Nada explica o visual esquisitíssimo dos deuses gregos adotado pela produção, causando risadas no público ao invés de reverência. Quebrar a iconografia visual estabelecida para o panteão helênico é uma coisa mais do que aceitável hoje em dia, considerando o excesso de obras audiovisuais sobre os mitos gregos, mas transformar as divindades em Acadêmicos do Grande Olímpo é sabotar o próprio filme.
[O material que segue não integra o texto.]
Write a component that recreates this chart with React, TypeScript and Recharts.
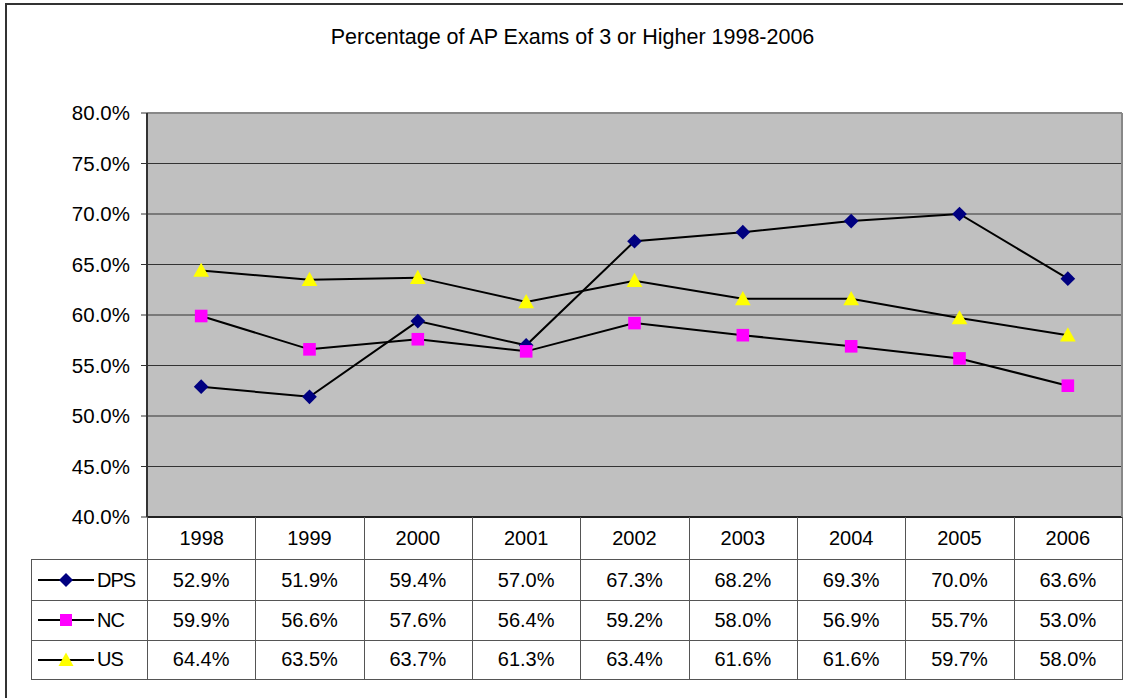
import React from 'react';
import { LineChart, Line, XAxis, YAxis, CartesianGrid, ReferenceLine } from 'recharts';

const years = ['1998', '1999', '2000', '2001', '2002', '2003', '2004', '2005', '2006'];
const dps = [52.9, 51.9, 59.4, 57.0, 67.3, 68.2, 69.3, 70.0, 63.6];
const nc = [59.9, 56.6, 57.6, 56.4, 59.2, 58.0, 56.9, 55.7, 53.0];
const us = [64.4, 63.5, 63.7, 61.3, 63.4, 61.6, 61.6, 59.7, 58.0];
const yTicks = [40, 45, 50, 55, 60, 65, 70, 75, 80];

const data = years.map((year, i) => ({ year, DPS: dps[i], NC: nc[i], US: us[i] }));

const series = [
  { key: 'DPS', values: dps, marker: 'diamond', color: '#000080' },
  { key: 'NC', values: nc, marker: 'square', color: '#FF00FF' },
  { key: 'US', values: us, marker: 'triangle', color: '#FFFF00' },
];

const FONT = '"Liberation Sans", Arial, sans-serif';
const W = 1123;
const H = 698;
const PLOT_L = 147;
const PLOT_T = 113;
const PLOT_R = 1122;
const PLOT_B = 517;
const COL_W = (PLOT_R - PLOT_L) / years.length;
const LINE = '#555';

function Marker({ kind, color, size = 1 }: { kind: string; color: string; size?: number }) {
  if (kind === 'diamond') return <polygon points={`0,${-7 * size} ${7 * size},0 0,${7 * size} ${-7 * size},0`} fill={color} />;
  if (kind === 'square') return <rect x={-6 * size} y={-6 * size} width={12 * size} height={12 * size} fill={color} />;
  return <polygon points={`0,${-7.5 * size} ${7.5 * size},${6 * size} ${-7.5 * size},${6 * size}`} fill={color} />;
}

const makeDot = (kind: string, color: string) => (props: any) => {
  const { cx, cy, index } = props;
  if (cx == null || cy == null) return <g key={index} />;
  return (
    <g key={`${kind}-${index}`} transform={`translate(${cx},${cy})`}>
      <Marker kind={kind} color={color} size={1.05} />
    </g>
  );
};

function DataTable() {
  const cell: React.CSSProperties = {
    position: 'absolute', display: 'flex', alignItems: 'center', justifyContent: 'center',
    boxSizing: 'border-box', borderRight: `1px solid ${LINE}`, borderBottom: `1px solid ${LINE}`,
    fontFamily: FONT, fontSize: 20, color: '#000',
  };
  const rowTops = [559, 600, 640];
  const rowH = [41, 40, 39];
  return (
    <>
      {years.map((y, i) => (
        <div key={y} style={{ ...cell, left: PLOT_L + i * COL_W, top: PLOT_B, width: COL_W + 1, height: 43, borderLeft: i === 0 ? `1px solid ${LINE}` : undefined }}>{y}</div>
      ))}
      {series.map((s, r) => (
        <React.Fragment key={s.key}>
          <div style={{ ...cell, left: 31, top: rowTops[r], width: PLOT_L - 31 + 1, height: rowH[r] + 1, borderLeft: `1px solid ${LINE}`, borderTop: r === 0 ? `1px solid ${LINE}` : undefined, justifyContent: 'flex-start', paddingLeft: 6 }}>
            <svg width={56} height={20} style={{ marginRight: 3 }}>
              <line x1={0} y1={10} x2={56} y2={10} stroke="#000" strokeWidth={2} />
              <g transform="translate(28,10)"><Marker kind={s.marker} color={s.color} size={1} /></g>
            </svg>
            <span style={{ letterSpacing: -1 }}>{s.key}</span>
          </div>
          {s.values.map((v, i) => (
            <div key={i} style={{ ...cell, left: PLOT_L + i * COL_W, top: rowTops[r], width: COL_W + 1, height: rowH[r] + 1, borderTop: r === 0 ? `1px solid ${LINE}` : undefined }}>
              {v.toFixed(1)}%
            </div>
          ))}
        </React.Fragment>
      ))}
    </>
  );
}

export default function App() {
  return (
    <div style={{ position: 'absolute', left: 0, top: 0, width: W, height: H, background: '#fff', overflow: 'hidden' }}>
      <div style={{ position: 'absolute', left: 5, top: 3, width: 1200, height: 800, border: '2px solid #333' }} />
      <div style={{ position: 'absolute', left: 0, top: 25, width: 1145, textAlign: 'center', fontFamily: FONT, fontSize: 21.5, color: '#000' }}>
        Percentage of AP Exams of 3 or Higher 1998-2006
      </div>
      <div style={{ position: 'absolute', left: 0, top: 0 }}>
        <LineChart width={W} height={H} data={data} margin={{ top: PLOT_T, right: W - PLOT_R, bottom: H - PLOT_B, left: 0 }}>
          <CartesianGrid vertical={false} stroke="#333" fill="#C0C0C0" fillOpacity={1} />
          <XAxis dataKey="year" scale="band" hide />
          <YAxis
            width={PLOT_L}
            domain={[40, 80]}
            ticks={yTicks}
            tickFormatter={(v: number) => `${v.toFixed(1)}%`}
            tick={{ fill: '#000', fontSize: 20.5, fontFamily: FONT }}
            tickSize={6}
            tickMargin={11}
            axisLine={{ stroke: '#333', strokeWidth: 2 }}
            tickLine={{ stroke: '#333' }}
            interval={0}
          />
          <ReferenceLine y={80} stroke="#888" strokeWidth={2} />
          <ReferenceLine y={40} stroke="#222" strokeWidth={2} />
          {series.map(s => (
            <Line
              key={s.key}
              dataKey={s.key}
              type="linear"
              stroke="#000"
              strokeWidth={2}
              dot={makeDot(s.marker, s.color)}
              activeDot={false}
              isAnimationActive={false}
            />
          ))}
        </LineChart>
      </div>
      <div style={{ position: 'absolute', left: PLOT_R - 1, top: PLOT_T, width: 2, height: PLOT_B - PLOT_T, background: '#888' }} />
      <DataTable />
    </div>
  );
}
Dar um visual que beira o sado-masoquista a Hipérion e aos titãs, sem muita explicação, também gera resultados igualmente risonhos, vide a aparição do “Minotauro”.
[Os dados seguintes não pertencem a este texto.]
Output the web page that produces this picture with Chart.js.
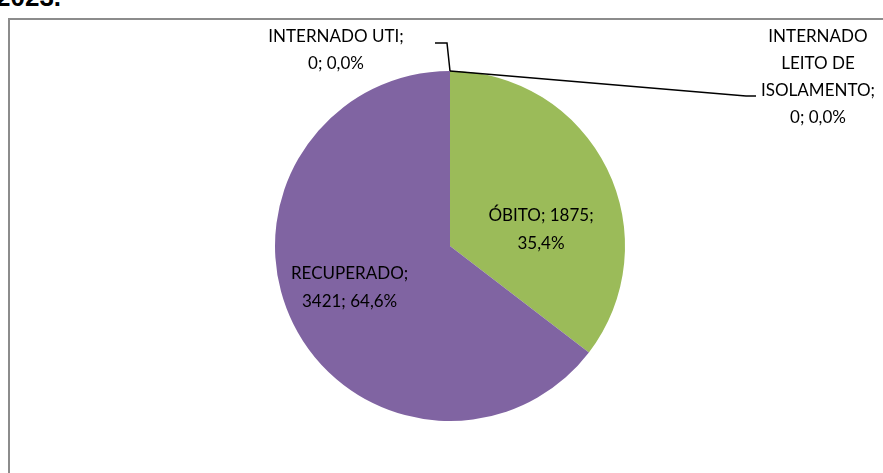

O clima mais exagerado e um tanto teatral proposto por Tarsem e sua equipe jamais casa com o banho de sangue que são as cenas de ação que surgem durante a projeção, claramente tiradas de “300”, inclusive com o slow motion, a angulação side-scroll e a tendência ao gore. O problema é que as cenas absurdas ali funcionavam exatamente pelo tom cartunesco dado por Zack Snyder. Tarsem, por sua vez, jamais deixa espaço para o humor em sua tentativa de épico, se levando absolutamente a sério.

O mais frustrante é que, mesmo com o roteiro se utilizando de deuses e armas fantásticas, tais elementos jamais são empregados por Tarsem de maneira criativa nas sequências de luta, nem mesmo nas que envolvem os combates entre seres imortais, que se resumem a embates genéricos dos deuses contra oponentes absolutamente iguais e, ao que parece, infinitos. Aparentemente, as divindades perdem seus poderes quando lutam entre si, só isso explicando a ausência de suas habilidades especiais nesses momentos.

Não posso deixar de falar do 3D, essencialmente inútil, servindo apenas para matar a fotografia com o escurecimento da imagem, sendo a projeção tradicional preferível, caso decida conferir a produção. Sem ritmo e contando com cenas de ação requentadas, a única coisa que “Imortais” teria para oferecer ao seu público seria seu visual. Infelizmente, trata-se de um filme de ação, não de um desfile de moda.